The plagiarist and hacker, Nereo Lujan, came to Banias’s defense in a column published on Monday, March 14. Reiterating the moronic arguments of his boss, Lujan harped on the supposed opposition filed by a chairman of a barangay fisheries council in Concepcion. In citing provisions of the Local Government Code, Lujan, who was kicked out from the Philippine Daily Inquirer (PDI) 10 years ago on plagiarism issues, deliberately omitted that portion which states that an ordinance is presumed valid and effective if the Sangguniang Panlalawigan fails to act on it with 30 days.

Lujan also declared that the ordinance must be infirm for violating Memorandum Circular No. 129, series of 2002, of the Department of Interior and Local Governments (DILG). Perhaps Lujan, with his penchant of just copying anything that suits him without proper attribution, didn’t bother to read the document in its entirety. The circular “enjoins” LGUs to enact ordinances banning the use of compressors as breathing apparatus in fishing. Well, maybe he doesn’t even understand the word “enjoin”.

What is being overlooked here is the exhaustive technical studies and consultation undertaken by the LGU in crafting this ordinance to regulate nylon shell harvesting. Director Drussila Bayate of the Bureau of Fisheries and Aquatic Resources (BFAR) confirmed that Mayor Milliard Villanueva requested for her agency’s assistance in doing a study on nylon shells. The BFAR fielded five divers who are experts in fisheries to survey the coastal waters of Concepcion. A report was formally submitted to the LGU which, among others, outlined suggestions on the regulated harvesting of nylon shells.

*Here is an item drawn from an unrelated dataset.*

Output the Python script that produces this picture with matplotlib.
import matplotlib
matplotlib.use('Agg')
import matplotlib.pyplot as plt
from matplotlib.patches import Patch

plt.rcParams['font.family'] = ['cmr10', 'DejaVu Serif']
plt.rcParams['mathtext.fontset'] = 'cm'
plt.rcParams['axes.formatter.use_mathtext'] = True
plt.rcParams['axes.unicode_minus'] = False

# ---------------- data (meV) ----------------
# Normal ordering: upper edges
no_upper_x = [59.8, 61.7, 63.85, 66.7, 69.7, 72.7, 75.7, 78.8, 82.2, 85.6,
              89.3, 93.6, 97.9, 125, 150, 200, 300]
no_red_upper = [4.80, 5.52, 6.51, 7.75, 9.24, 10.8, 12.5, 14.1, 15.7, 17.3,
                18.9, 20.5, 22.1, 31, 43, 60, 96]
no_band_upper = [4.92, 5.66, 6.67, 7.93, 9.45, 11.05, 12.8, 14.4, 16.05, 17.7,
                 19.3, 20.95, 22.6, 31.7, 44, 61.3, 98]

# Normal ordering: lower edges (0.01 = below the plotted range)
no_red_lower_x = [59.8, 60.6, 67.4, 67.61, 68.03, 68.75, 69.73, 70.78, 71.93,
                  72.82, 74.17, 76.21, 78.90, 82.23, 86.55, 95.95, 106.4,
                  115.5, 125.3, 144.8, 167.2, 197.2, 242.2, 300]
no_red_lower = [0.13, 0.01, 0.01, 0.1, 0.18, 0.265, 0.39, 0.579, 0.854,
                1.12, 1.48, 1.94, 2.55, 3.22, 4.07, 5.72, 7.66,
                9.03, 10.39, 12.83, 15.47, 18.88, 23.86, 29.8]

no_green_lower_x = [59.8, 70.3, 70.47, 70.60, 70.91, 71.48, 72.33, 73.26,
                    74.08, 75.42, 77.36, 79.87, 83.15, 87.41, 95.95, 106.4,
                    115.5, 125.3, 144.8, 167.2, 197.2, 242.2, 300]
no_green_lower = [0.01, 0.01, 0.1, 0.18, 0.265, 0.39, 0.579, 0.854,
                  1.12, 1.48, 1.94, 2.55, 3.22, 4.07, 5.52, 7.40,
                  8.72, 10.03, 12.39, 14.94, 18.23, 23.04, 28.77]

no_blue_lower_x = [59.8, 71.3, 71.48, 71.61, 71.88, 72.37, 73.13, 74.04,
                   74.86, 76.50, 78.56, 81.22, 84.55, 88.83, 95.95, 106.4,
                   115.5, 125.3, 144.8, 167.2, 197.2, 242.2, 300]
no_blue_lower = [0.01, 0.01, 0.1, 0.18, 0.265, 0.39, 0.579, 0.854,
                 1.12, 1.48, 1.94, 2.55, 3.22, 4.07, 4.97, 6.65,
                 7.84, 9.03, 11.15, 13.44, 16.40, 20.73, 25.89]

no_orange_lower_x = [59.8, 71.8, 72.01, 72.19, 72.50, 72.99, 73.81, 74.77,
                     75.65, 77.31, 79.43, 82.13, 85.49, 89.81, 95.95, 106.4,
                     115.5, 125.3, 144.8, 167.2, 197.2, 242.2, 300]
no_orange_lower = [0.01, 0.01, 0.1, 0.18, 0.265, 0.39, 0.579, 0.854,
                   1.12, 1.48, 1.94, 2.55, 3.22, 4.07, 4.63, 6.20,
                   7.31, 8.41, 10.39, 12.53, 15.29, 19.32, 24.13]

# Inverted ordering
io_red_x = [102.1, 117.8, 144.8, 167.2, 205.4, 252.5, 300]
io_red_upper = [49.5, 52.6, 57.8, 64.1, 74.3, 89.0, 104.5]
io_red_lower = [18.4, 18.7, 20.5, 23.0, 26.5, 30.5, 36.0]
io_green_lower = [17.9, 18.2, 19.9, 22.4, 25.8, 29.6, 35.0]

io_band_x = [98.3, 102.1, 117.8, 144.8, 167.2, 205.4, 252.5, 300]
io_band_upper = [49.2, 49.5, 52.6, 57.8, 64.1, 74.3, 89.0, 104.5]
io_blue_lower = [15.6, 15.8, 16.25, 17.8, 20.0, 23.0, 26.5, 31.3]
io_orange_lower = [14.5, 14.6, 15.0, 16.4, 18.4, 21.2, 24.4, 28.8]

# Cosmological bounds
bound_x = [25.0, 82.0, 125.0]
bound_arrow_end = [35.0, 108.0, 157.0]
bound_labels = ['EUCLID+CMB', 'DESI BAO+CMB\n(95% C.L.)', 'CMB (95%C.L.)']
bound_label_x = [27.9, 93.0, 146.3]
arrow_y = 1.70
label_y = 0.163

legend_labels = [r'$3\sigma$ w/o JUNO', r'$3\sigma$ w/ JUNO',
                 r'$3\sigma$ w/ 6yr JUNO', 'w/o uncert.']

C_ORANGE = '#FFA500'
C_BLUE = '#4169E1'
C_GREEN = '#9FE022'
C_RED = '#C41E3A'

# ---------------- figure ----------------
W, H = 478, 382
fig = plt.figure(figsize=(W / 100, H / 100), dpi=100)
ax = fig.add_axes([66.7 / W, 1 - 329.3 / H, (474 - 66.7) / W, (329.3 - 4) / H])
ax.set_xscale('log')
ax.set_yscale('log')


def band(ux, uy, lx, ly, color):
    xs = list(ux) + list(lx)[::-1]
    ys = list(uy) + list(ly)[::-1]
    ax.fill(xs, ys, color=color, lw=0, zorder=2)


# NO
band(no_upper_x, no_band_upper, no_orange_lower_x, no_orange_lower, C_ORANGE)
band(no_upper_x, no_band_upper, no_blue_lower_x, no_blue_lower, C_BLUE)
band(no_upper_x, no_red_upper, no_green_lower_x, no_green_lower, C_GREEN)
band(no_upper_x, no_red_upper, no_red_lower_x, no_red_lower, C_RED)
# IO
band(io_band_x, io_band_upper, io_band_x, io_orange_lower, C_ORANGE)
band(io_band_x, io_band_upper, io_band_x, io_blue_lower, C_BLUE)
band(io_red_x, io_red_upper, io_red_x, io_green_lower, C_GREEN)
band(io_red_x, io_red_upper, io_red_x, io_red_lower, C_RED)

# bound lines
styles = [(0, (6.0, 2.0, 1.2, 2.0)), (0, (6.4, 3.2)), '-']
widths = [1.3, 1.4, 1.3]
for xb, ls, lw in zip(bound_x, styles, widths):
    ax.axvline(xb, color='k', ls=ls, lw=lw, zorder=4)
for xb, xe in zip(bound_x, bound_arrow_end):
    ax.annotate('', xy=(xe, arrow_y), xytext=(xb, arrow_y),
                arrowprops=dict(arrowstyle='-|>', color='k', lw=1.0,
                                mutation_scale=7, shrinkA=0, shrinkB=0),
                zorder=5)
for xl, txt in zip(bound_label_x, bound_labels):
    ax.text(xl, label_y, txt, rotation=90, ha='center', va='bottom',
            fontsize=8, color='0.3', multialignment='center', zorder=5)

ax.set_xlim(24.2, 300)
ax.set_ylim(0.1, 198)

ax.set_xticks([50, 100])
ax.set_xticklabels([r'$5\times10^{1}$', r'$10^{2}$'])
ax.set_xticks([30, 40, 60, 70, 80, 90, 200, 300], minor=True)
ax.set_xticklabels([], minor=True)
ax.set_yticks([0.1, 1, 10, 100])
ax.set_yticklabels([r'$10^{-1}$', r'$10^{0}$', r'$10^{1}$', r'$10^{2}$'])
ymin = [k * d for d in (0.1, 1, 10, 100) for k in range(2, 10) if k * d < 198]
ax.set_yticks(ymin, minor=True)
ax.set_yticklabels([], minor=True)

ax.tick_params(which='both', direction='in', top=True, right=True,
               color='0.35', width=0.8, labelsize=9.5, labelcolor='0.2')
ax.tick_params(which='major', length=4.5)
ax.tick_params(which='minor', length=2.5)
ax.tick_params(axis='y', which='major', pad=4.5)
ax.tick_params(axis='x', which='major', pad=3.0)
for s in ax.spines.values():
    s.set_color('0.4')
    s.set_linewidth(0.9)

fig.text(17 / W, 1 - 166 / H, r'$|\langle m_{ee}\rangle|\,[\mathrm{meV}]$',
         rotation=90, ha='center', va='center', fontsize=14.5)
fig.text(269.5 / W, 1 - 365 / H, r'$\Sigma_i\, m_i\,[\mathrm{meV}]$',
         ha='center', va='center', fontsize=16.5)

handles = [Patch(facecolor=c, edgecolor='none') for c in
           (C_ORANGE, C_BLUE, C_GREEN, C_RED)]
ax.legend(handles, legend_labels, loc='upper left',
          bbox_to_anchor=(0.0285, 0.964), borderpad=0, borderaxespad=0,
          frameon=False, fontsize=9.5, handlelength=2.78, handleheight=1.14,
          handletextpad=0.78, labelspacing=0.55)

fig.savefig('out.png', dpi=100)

This only shows that Mayor Villanueva and the Sangguniang Bayan didn’t enact the ordinance without first looking into every aspect of the nylon shell extraction activity. The municipal council mapped the Concepcion Bay, designated the areas where harvesting is permitted, and set strict regulations on the volume and size of the nylon shells to be marketed. Below the sanctioned size, the municipal fish wardens are empowered to confiscate the same and throw them back into the shallow waters.

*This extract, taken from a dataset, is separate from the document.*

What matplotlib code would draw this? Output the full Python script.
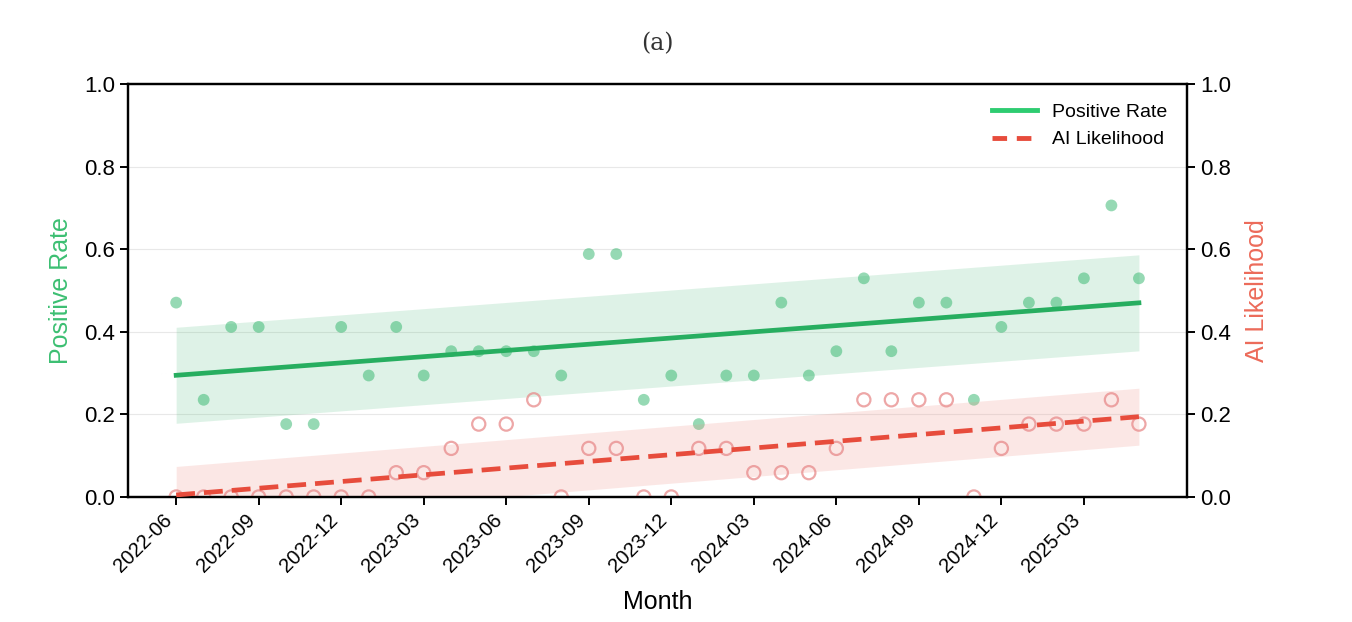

Question: did the previous administration even consider crafting such an ordinance? Banias admitted commercial scale harvesting has been going on for more than three years. Why didn’t he mutter a protest? Just because the business was controlled by SB member Sandy Boy Salcedo, Banias felt it was okay to do so?

It must also be emphasized that the nylon shell phenomenon was discovered only four years ago, when Banias was still municipal mayor. He claims credit for it, saying it was his campaign to protect the marine resources of the town that helped bring back nylon shells into its waters. The truth is that Banias wasn’t really against illegal fishing. It was then Governor Niel Tupas Sr. who persisted in stopping all forms of destructive methods of fishing in the 5th district.

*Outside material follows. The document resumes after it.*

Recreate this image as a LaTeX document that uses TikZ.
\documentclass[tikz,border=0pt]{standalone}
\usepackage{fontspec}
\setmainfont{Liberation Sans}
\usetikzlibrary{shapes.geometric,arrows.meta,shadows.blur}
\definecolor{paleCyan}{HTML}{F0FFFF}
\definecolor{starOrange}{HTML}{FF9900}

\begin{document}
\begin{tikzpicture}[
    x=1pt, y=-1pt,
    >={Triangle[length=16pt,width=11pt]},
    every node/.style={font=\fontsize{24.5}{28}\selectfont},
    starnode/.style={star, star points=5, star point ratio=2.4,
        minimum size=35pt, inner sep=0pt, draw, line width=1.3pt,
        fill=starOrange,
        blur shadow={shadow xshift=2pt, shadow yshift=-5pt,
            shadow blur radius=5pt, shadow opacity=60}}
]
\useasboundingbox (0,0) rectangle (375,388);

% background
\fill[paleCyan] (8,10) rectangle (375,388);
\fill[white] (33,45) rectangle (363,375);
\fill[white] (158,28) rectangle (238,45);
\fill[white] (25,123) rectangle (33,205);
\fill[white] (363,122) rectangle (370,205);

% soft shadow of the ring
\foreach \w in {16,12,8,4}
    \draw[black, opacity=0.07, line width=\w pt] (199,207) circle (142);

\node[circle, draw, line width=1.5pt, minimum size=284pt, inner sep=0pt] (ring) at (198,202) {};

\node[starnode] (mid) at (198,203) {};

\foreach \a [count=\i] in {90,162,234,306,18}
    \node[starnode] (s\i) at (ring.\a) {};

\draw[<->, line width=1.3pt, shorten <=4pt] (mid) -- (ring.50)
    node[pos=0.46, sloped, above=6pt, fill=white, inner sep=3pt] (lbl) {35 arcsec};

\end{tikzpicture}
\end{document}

At one point, Banias detested the presence of the provincial bantay dagat in Concepcion. He even got the Sangguniang Bayan to pass a resolution declaring as “persona non grata” members of the PNP Mobile Group that escorted the provincial bantay dagat. Governor Tupas, on several occasions, warned him about the operations of his friends who used the “palupad” and “hulbot-hulbot” methods of fishing.

It is ironic that Banias is now using the same provincial bantay dagat to harass the municipal fisherfolk of Concepcion, and in the process trampling upon the prerogatives of the LGU to manage its own marine resources. But he should really get good advice on how to proceed on this issue. Slowly, the truth is coming to the surface, and he is being proved wrong. His preposterous and stupid remarks are only dragging him down like a heavy anchor, with his factutom Lujan serving as additional weight.